### SOURCE DATA
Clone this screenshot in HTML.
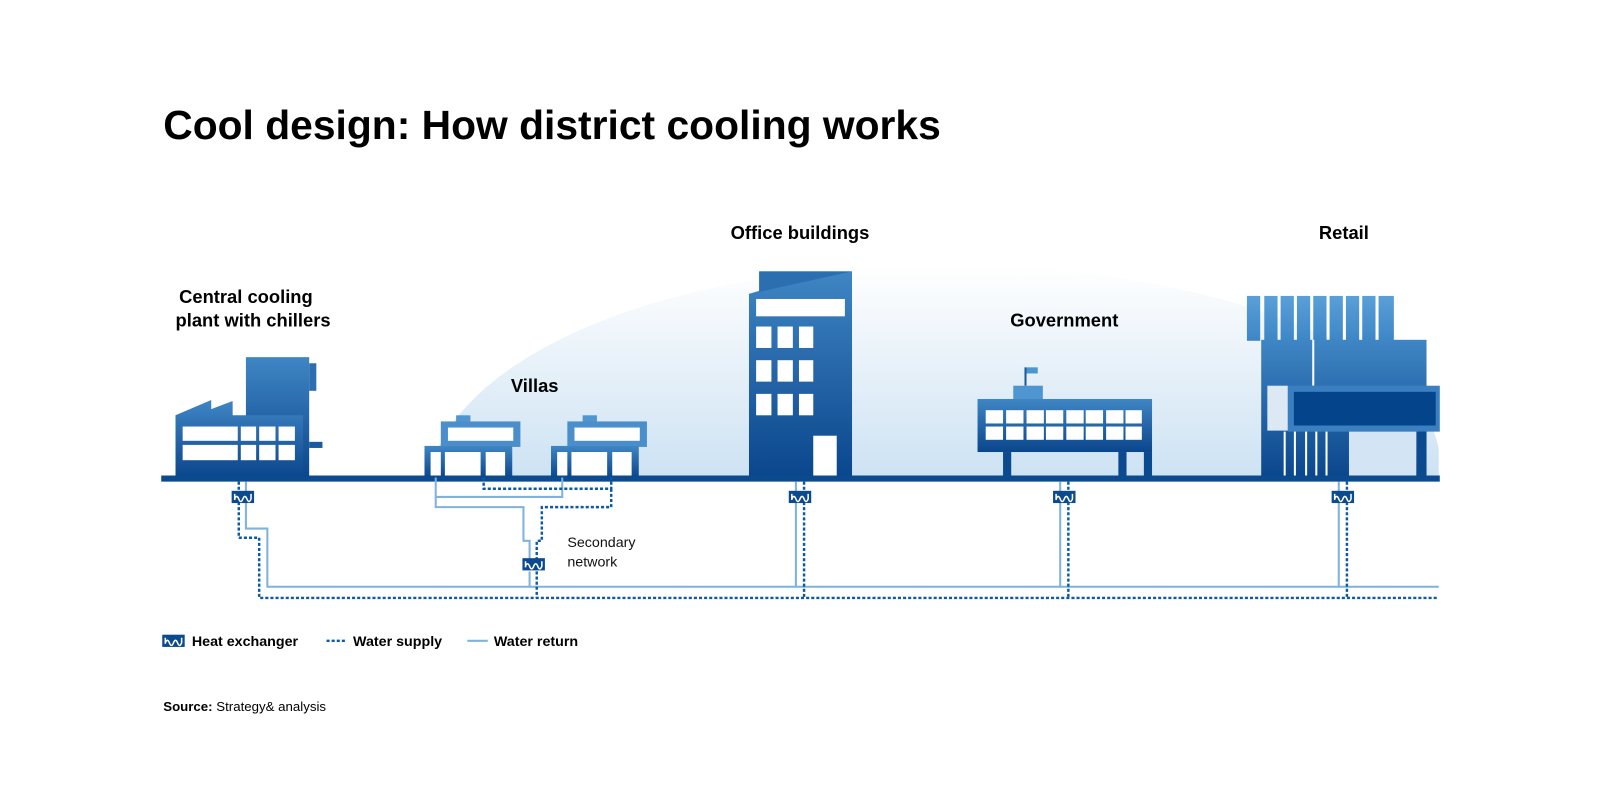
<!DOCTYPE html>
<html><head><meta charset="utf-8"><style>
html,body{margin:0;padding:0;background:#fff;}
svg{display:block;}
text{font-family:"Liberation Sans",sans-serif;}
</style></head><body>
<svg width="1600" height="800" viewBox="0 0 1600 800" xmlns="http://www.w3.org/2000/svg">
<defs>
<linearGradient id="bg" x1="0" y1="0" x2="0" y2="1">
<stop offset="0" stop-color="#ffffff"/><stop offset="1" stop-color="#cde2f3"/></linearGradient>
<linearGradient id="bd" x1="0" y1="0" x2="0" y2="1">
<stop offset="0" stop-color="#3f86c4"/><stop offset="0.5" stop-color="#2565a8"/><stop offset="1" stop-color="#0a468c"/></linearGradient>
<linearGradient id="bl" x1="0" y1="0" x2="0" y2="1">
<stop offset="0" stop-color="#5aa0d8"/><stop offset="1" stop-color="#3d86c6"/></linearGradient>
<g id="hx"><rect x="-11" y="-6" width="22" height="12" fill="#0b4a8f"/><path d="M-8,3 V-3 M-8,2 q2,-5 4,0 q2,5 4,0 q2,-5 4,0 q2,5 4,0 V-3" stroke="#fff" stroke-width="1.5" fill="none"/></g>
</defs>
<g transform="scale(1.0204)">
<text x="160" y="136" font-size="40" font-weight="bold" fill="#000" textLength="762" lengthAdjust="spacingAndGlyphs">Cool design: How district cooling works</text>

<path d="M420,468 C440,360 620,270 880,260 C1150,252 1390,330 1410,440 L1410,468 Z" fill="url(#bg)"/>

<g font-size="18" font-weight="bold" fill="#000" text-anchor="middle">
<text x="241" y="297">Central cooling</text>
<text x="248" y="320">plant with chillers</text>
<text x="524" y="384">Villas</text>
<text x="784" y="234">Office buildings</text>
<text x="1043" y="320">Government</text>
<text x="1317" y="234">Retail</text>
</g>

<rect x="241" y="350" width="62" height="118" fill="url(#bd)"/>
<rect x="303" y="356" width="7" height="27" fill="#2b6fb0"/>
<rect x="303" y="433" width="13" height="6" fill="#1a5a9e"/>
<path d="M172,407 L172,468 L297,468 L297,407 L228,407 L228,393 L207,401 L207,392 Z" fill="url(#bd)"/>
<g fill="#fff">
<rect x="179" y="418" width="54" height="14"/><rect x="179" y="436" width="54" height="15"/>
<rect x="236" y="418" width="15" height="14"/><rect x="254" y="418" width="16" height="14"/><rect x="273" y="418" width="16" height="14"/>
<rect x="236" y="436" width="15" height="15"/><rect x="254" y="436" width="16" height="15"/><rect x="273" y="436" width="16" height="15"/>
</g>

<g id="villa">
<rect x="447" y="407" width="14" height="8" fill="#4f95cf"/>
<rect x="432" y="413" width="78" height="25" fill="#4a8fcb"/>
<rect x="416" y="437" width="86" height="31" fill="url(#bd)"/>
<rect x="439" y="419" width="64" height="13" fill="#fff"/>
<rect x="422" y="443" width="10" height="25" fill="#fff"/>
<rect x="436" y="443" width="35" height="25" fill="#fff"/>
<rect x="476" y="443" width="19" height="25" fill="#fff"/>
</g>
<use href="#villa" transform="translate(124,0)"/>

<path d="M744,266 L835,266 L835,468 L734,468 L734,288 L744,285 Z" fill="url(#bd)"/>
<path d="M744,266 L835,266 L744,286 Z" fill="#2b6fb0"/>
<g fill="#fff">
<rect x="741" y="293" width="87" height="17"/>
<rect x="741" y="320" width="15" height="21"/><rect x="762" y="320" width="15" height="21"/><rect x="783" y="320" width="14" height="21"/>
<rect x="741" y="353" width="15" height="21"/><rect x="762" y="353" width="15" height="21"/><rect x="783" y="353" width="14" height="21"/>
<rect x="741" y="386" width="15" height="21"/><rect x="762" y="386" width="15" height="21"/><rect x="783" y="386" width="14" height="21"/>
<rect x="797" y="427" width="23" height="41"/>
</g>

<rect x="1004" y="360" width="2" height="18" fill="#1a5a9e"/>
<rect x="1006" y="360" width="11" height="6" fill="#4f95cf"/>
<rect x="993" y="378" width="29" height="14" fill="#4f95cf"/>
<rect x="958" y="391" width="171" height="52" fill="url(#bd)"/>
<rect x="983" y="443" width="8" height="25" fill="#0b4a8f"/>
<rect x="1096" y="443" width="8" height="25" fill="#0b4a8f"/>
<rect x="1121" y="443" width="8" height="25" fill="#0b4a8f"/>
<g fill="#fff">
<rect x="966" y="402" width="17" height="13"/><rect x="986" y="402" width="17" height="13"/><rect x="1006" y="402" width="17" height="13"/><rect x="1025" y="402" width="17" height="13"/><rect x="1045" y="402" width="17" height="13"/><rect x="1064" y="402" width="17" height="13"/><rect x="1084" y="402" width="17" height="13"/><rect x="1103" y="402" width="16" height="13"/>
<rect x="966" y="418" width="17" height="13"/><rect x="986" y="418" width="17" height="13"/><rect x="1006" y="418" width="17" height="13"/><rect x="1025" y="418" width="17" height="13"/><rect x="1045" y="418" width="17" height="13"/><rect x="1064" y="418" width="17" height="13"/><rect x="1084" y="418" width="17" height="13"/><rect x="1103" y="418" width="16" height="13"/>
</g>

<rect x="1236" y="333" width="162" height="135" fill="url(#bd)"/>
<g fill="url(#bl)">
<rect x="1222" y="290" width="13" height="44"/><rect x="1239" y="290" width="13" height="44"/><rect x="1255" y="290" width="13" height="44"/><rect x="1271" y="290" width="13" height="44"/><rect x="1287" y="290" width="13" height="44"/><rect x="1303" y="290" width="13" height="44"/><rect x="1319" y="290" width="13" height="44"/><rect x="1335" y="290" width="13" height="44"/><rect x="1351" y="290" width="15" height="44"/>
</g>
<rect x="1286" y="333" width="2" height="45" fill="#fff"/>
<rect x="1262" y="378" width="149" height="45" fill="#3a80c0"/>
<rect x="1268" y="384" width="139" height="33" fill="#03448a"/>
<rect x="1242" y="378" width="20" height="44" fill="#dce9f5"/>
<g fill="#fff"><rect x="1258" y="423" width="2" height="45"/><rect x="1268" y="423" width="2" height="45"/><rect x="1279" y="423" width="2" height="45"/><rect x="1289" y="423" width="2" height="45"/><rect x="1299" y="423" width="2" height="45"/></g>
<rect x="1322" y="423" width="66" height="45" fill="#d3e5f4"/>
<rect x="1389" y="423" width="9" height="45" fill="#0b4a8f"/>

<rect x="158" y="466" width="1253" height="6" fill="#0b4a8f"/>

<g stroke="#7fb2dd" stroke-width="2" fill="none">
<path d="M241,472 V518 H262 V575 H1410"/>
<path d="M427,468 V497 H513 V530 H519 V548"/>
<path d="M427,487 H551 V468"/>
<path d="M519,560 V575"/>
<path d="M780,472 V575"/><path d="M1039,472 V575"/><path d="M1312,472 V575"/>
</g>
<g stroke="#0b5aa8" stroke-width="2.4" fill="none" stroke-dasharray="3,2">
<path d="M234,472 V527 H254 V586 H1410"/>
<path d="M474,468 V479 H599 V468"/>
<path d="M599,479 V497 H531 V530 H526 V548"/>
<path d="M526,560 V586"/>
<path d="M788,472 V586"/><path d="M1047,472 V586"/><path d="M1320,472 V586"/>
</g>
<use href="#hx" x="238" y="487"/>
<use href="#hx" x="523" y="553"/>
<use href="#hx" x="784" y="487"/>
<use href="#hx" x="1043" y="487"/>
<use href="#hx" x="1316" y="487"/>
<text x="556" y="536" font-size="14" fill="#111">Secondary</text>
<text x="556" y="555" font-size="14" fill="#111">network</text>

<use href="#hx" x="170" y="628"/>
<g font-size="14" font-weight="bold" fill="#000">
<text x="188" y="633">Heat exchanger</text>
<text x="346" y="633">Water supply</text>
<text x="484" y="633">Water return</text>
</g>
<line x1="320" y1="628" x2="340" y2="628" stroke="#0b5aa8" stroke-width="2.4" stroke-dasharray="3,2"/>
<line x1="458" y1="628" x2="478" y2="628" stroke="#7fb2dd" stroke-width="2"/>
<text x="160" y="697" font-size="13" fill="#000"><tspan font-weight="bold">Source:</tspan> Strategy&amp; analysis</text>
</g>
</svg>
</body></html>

### JOB
Repeat the listing above exactly from its first line to the line containing "C440,360 620,270 880,260", both included, and omit the pictures.

### CORRECT ANSWER
Clone this screenshot in HTML.
<!DOCTYPE html>
<html><head><meta charset="utf-8"><style>
html,body{margin:0;padding:0;background:#fff;}
svg{display:block;}
text{font-family:"Liberation Sans",sans-serif;}
</style></head><body>
<svg width="1600" height="800" viewBox="0 0 1600 800" xmlns="http://www.w3.org/2000/svg">
<defs>
<linearGradient id="bg" x1="0" y1="0" x2="0" y2="1">
<stop offset="0" stop-color="#ffffff"/><stop offset="1" stop-color="#cde2f3"/></linearGradient>
<linearGradient id="bd" x1="0" y1="0" x2="0" y2="1">
<stop offset="0" stop-color="#3f86c4"/><stop offset="0.5" stop-color="#2565a8"/><stop offset="1" stop-color="#0a468c"/></linearGradient>
<linearGradient id="bl" x1="0" y1="0" x2="0" y2="1">
<stop offset="0" stop-color="#5aa0d8"/><stop offset="1" stop-color="#3d86c6"/></linearGradient>
<g id="hx"><rect x="-11" y="-6" width="22" height="12" fill="#0b4a8f"/><path d="M-8,3 V-3 M-8,2 q2,-5 4,0 q2,5 4,0 q2,-5 4,0 q2,5 4,0 V-3" stroke="#fff" stroke-width="1.5" fill="none"/></g>
</defs>
<g transform="scale(1.0204)">
<text x="160" y="136" font-size="40" font-weight="bold" fill="#000" textLength="762" lengthAdjust="spacingAndGlyphs">Cool design: How district cooling works</text>

<path d="M420,468 C440,360 620,270 880,260 C1150,252 1390,330 1410,440 L1410,468 Z" fill="url(#bg)"/>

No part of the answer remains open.